## Exercise details
Go through the records below from the first line and print each one exactly, stopping after the line that contains "(0,0) rectangle (1109,778);". Do not print pictures or anything past that line.

## Data supplied
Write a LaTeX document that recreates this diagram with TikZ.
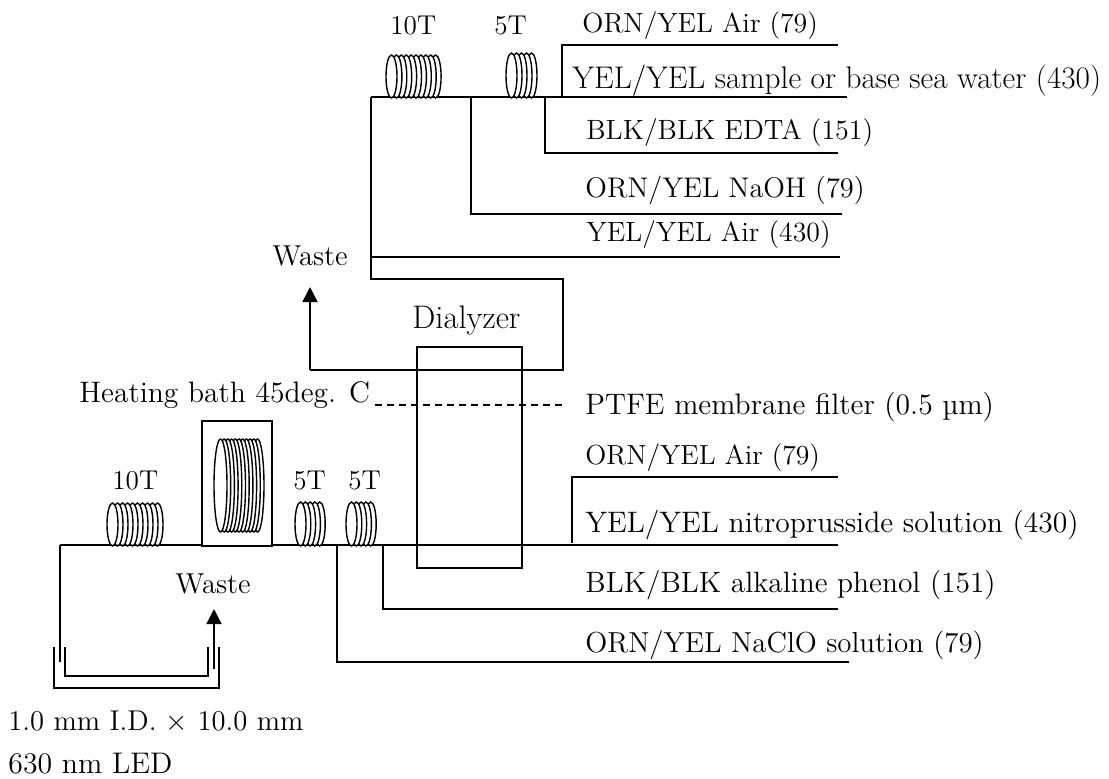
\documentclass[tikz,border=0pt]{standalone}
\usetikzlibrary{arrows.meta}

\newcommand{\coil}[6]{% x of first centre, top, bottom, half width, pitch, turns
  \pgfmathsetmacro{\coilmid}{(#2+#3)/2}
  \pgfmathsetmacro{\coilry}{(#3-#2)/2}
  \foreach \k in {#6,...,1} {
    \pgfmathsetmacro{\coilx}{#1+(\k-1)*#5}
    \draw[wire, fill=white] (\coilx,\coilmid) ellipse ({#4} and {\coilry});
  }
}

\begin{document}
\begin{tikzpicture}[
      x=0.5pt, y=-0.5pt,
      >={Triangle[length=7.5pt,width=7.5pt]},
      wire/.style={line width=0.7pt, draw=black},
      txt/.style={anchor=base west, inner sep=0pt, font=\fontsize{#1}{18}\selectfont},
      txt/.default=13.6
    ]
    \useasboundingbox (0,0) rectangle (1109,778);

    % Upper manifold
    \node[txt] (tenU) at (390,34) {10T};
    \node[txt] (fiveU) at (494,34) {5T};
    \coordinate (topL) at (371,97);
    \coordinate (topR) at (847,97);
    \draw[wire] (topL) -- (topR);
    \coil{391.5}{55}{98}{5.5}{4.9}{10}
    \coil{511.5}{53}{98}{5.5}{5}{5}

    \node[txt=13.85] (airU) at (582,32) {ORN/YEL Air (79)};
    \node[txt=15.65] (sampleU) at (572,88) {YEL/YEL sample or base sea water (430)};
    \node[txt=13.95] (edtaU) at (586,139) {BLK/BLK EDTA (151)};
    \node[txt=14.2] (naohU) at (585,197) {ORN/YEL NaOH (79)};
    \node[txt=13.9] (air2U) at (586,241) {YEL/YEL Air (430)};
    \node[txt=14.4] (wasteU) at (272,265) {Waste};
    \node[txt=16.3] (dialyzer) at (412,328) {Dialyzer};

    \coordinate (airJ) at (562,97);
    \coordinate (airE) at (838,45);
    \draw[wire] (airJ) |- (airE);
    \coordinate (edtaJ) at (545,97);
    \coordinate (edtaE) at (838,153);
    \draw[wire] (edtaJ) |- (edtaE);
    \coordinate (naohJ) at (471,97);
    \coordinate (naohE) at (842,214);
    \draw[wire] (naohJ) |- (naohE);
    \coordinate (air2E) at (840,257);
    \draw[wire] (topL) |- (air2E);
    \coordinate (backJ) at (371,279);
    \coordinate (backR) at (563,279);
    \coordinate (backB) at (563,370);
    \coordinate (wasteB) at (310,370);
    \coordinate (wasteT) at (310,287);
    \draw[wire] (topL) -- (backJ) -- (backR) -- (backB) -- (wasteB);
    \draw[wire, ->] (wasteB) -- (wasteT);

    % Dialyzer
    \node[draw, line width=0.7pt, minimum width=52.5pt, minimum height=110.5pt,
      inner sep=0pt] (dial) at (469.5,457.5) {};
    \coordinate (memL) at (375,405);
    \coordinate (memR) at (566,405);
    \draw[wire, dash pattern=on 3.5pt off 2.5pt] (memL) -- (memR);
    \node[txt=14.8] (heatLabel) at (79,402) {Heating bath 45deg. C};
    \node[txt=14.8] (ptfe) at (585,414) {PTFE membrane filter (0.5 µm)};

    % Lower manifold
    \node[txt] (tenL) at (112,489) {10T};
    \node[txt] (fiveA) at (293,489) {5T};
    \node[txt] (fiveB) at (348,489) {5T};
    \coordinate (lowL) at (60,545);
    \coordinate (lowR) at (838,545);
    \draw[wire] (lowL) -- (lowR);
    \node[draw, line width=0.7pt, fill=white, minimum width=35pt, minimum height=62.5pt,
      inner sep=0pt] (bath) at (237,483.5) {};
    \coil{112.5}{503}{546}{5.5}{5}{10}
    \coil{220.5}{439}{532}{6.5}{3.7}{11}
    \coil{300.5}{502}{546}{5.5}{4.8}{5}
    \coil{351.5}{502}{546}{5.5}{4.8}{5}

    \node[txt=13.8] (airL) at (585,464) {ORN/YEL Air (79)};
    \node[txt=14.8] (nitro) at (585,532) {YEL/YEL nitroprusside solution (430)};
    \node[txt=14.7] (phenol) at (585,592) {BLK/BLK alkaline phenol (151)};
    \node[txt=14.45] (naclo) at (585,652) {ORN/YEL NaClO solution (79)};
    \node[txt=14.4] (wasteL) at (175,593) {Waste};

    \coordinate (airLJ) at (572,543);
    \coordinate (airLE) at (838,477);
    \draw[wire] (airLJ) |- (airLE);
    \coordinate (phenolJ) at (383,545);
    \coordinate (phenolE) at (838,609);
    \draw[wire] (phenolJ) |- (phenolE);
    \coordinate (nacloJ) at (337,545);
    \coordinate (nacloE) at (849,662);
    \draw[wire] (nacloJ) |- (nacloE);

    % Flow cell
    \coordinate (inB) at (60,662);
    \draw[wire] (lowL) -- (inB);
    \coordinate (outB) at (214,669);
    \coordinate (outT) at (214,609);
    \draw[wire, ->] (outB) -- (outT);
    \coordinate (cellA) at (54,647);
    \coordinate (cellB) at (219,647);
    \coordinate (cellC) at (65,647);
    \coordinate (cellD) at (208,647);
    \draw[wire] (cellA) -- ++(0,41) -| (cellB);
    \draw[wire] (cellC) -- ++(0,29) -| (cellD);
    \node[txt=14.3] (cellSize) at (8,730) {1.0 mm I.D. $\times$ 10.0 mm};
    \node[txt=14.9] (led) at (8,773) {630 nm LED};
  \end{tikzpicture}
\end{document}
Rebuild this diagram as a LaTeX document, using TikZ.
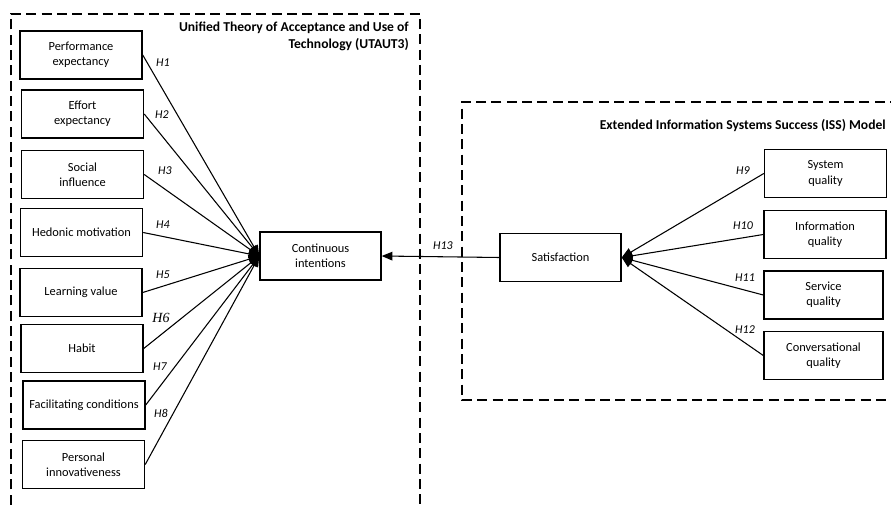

## Output below
Write a LaTeX document that recreates this diagram with TikZ.
\documentclass[tikz,border=0pt]{standalone}
\usetikzlibrary{arrows.meta}

\newcommand{\coil}[6]{% x of first centre, top, bottom, half width, pitch, turns
  \pgfmathsetmacro{\coilmid}{(#2+#3)/2}
  \pgfmathsetmacro{\coilry}{(#3-#2)/2}
  \foreach \k in {#6,...,1} {
    \pgfmathsetmacro{\coilx}{#1+(\k-1)*#5}
    \draw[wire, fill=white] (\coilx,\coilmid) ellipse ({#4} and {\coilry});
  }
}

\begin{document}
\begin{tikzpicture}[
      x=0.5pt, y=-0.5pt,
      >={Triangle[length=7.5pt,width=7.5pt]},
      wire/.style={line width=0.7pt, draw=black},
      txt/.style={anchor=base west, inner sep=0pt, font=\fontsize{#1}{18}\selectfont},
      txt/.default=13.6
    ]
    \useasboundingbox (0,0) rectangle (1109,778);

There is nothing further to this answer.